Jorge Escamilla, originally from El Salvador and living in Newburgh for the last 22 years, was among the first city residents to receive a municipal ID card.
With Tuesday's rollout, Newburgh became the fifth Hudson Valley municipality to offer the IDs.
Just after getting the photo ID card, still warm from the printing machine, Escamilla told Spectrum News the first thing he plans to use his ID for is opening a bank account, a simple yet important task he has not been able to do before.
"I need to get the account," he said in Spanish, "and then I'll probably look for other jobs I could not get before."
Others who had just received their IDs said they plan to use the IDs to avoid hassles when picking up children from school, identify themselves at interscholastic events, and to identify themselves to police when asked.
"This is another big win for the City of Newburgh," Mayor Torrance Harvey said during an interview on Tuesday at a packed Newburgh City Hall. "If we keep getting these wins, we'll achieve full victory here in Newburgh."
The council planned rigorously to have the program rolled out within 10 weeks of its approval by the city council, and to lessen the potential for applicants to have run-ins with ICE agents. The latter became a major concern after an episode involving multiple ICE agents at Middletown City Hall.
On Wednesday, April 23, as the first crowd of Middletown residents were in line to apply for municipal IDs, ICE agents tried to detain a man upstairs at City Court, which is connected to City Hall.
Agents then chased the man through the building, leaving a lasting, fearful effect on the applicants.

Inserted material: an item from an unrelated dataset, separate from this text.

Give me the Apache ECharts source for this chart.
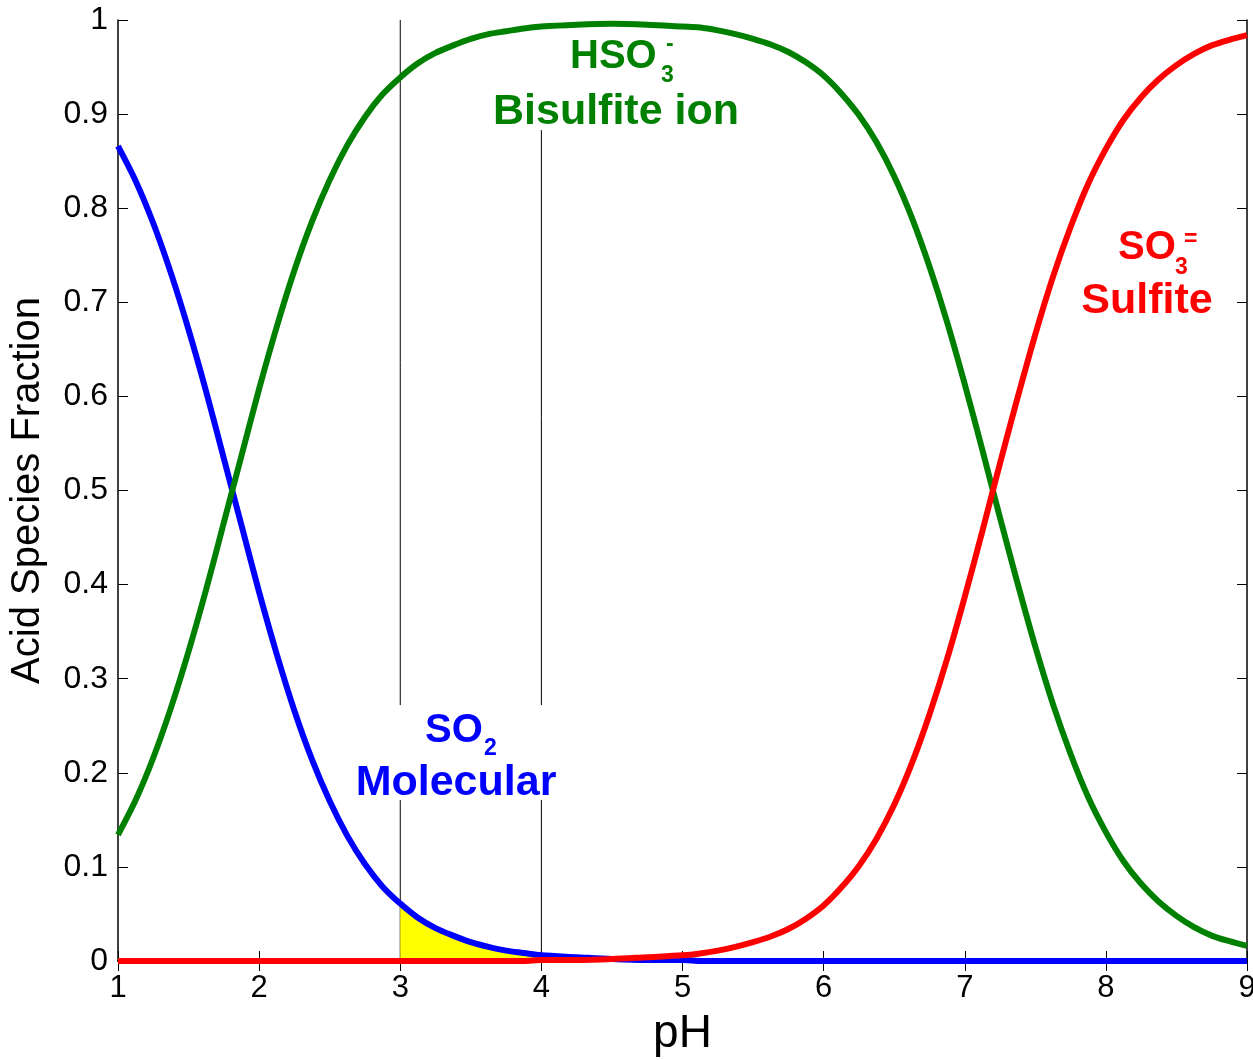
<!DOCTYPE html>
<html>
<head>
<meta charset="utf-8">
<script src="https://cdn.jsdelivr.net/npm/echarts@6/dist/echarts.min.js"></script>
<style>
  html, body { margin:0; padding:0; background:#fff; }
  #chart { width:1253px; height:1060px; }
</style>
</head>
<body>
<div id="chart"></div>
<script>
// pH samples (denser where the curves bend)
const PH = [1,1.125,1.25,1.375,1.5,1.625,1.75,1.875,2,2.125,2.25,2.375,2.5,2.625,2.75,2.875,3,3.125,3.25,3.375,3.5,3.625,3.75,3.875,4,
            4.25,4.5,4.75,
            5,5.125,5.25,5.375,5.5,5.625,5.75,5.875,6,6.125,6.25,6.375,6.5,6.625,6.75,6.875,7,7.125,7.25,7.375,7.5,7.625,7.75,7.875,8,8.125,8.25,8.375,8.5,8.625,8.75,8.875,9];
const SO2  = [0.866,0.829,0.784,0.731,0.671,0.605,0.534,0.463,0.392,0.326,0.266,0.214,0.170,0.133,0.103,0.079,0.061,0.046,0.035,0.027,0.020,0.015,0.011,0.0085,0.006,
              0.004,0.002,0.001,
              0.001,0,0,0,0,0,0,0,0,0,0,0,0,0,0,0,0,0,0,0,0,0,0,0,0,0,0,0,0,0,0,0,0];
const HSO3 = [0.134,0.171,0.216,0.269,0.329,0.395,0.466,0.537,0.608,0.674,0.734,0.786,0.830,0.867,0.897,0.921,0.939,0.954,0.965,0.973,0.980,0.985,0.988,0.991,0.993,
              0.995,0.996,0.995,
              0.993,0.992,0.989,0.985,0.980,0.974,0.966,0.955,0.941,0.922,0.899,0.870,0.834,0.790,0.738,0.679,0.613,0.543,0.471,0.401,0.334,0.273,0.220,0.174,0.137,0.106,0.082,0.063,0.048,0.036,0.027,0.021,0.016];
const SO3  = [0,0,0,0,0,0,0,0,0,0,0,0,0,0,0,0,0,0,0,0,0,0,0,0,0.001,
              0.001,0.002,0.004,
              0.006,0.008,0.011,0.015,0.020,0.026,0.034,0.045,0.059,0.078,0.101,0.130,0.166,0.210,0.262,0.321,0.387,0.457,0.529,0.599,0.666,0.727,0.780,0.826,0.863,0.894,0.918,0.937,0.952,0.964,0.973,0.979,0.984];

// shaded part under SO2 between pH 3 and 4
const FILL_FROM = 3, FILL_TO = 4;

// vertical guide lines (broken where the labels sit)
const GUIDES = [
  [[3,0],[3,0.171]], [[3,0.272],[3,1]],
  [[4,0],[4,0.171]], [[4,0.272],[4,0.883]]
];

const X_TICKS = { min:1, max:9, step:1 };
const Y_TICKS = { min:0, max:1, step:0.1 };

const FONT = "Liberation Sans, Arial, sans-serif";

function pairs(ys){ return PH.map((x,i)=>[x, ys[i]]); }

function initChart(){
  const el = document.getElementById("chart");
  const chart = echarts.init(el);

  const fillData = pairs(SO2).filter(p=> p[0]>=FILL_FROM && p[0]<=FILL_TO);

  const guideSeries = GUIDES.map(seg=>({
    type:"line", data:seg, symbol:"none", silent:true, z:1,
    lineStyle:{ color:"#000", width:1 }
  }));

  const curve = (name, ys, color, z)=>({
    name, type:"line", data:pairs(ys), symbol:"none", smooth:0.3, z,
    lineStyle:{ color, width:6 }
  });

  const axisCommon = {
    type:"value",
    axisLine:{ show:true, lineStyle:{ color:"#000", width:1.5 } },
    axisTick:{ show:true, inside:true, length:10, lineStyle:{ color:"#000", width:1 } },
    splitLine:{ show:false }
  };

  const big = (c, s)=>({ fill:c, fontFamily:FONT, fontWeight:"bold", fontSize:s||40 });
  const small = (c)=>({ fill:c, fontFamily:FONT, fontWeight:"bold", fontSize:23 });
  const txt = (x, y, text, style, align)=>({
    type:"text", x, y, z:100,
    style:Object.assign({ text, align:align||"left", verticalAlign:"middle" }, style)
  });

  const G = "#008000", R = "#ff0000", B = "#0000ff";

  chart.setOption({
    animation:false,
    grid:{ left:118, right:6, top:20, bottom:99, outerBoundsMode:"none" },
    xAxis:[
      Object.assign({}, axisCommon, {
        min:X_TICKS.min, max:X_TICKS.max, interval:X_TICKS.step,
        name:"pH", nameLocation:"middle", nameGap:50,
        nameTextStyle:{ fontFamily:FONT, fontSize:46, color:"#000" },
        axisLabel:{ fontFamily:FONT, fontSize:31, color:"#000", margin:12 }
      }),
      Object.assign({}, axisCommon, {
        position:"top", min:X_TICKS.min, max:X_TICKS.max, interval:X_TICKS.step,
        axisLabel:{ show:false }
      })
    ],
    yAxis:[
      Object.assign({}, axisCommon, {
        min:Y_TICKS.min, max:Y_TICKS.max, interval:Y_TICKS.step,
        name:"Acid Species Fraction", nameLocation:"middle", nameGap:70,
        nameTextStyle:{ fontFamily:FONT, fontSize:40, color:"#000" },
        axisLabel:{ fontFamily:FONT, fontSize:32, color:"#000", margin:10 }
      }),
      Object.assign({}, axisCommon, {
        position:"right", min:Y_TICKS.min, max:Y_TICKS.max, interval:Y_TICKS.step,
        axisLabel:{ show:false }
      })
    ],
    series:[
      ...guideSeries,
      {
        type:"line", data:fillData, symbol:"none", smooth:0.3, z:2, silent:true,
        lineStyle:{ width:0 }, areaStyle:{ color:"#ffff00", opacity:1 }
      },
      curve("SO2", SO2, B, 3),
      curve("HSO3", HSO3, G, 4),
      curve("SO3", SO3, R, 5)
    ],
    graphic:[
      txt(570, 57, "HSO", big(G)),
      txt(661, 76, "3", small(G)),
      txt(666, 45, "-", small(G)),
      txt(616, 112, "Bisulfite ion", big(G, 43), "center"),
      txt(1118, 248, "SO", big(R)),
      txt(1175, 268, "3", small(R)),
      txt(1184, 240, "=", small(R)),
      txt(1147, 301, "Sulfite", big(R, 43), "center"),
      txt(425, 731, "SO", big(B)),
      txt(484, 749, "2", small(B)),
      txt(456, 783, "Molecular", big(B, 43), "center")
    ]
  });

  window.addEventListener("resize", ()=> chart.resize());
}

document.addEventListener("DOMContentLoaded", initChart);
</script>
</body>
</html>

Organizers with immigrant advocacy group Nobody Leaves Mid-Hudson said the number of daily applications plummeted after the chase through the Middletown's city building.
In Newburgh, the city building is located almost a mile down Broadway from the city's courthouse.
Mayor Harvey said, to his knowledge, that while ICE agents have conducted operations in the courthouse on many occasions, no ICE agents have ever been to City Hall.
"They haven't had a presence in the past," he said, "and, like I said, we don't expect ICE to have a presence here."
Organizers with Nobody Leaves Mid-Hudson said that for at least the next month, the group's volunteers will be at City Hall to help with applications, which will be accepted every Tuesday and Wednesday between 9 a.m. and 3 p.m.
To be eligible, applicants must be at least 14 years old and be able to prove their residency within the city limits. The cost per ID is $15 for adults, $7 for children and $7 for veterans.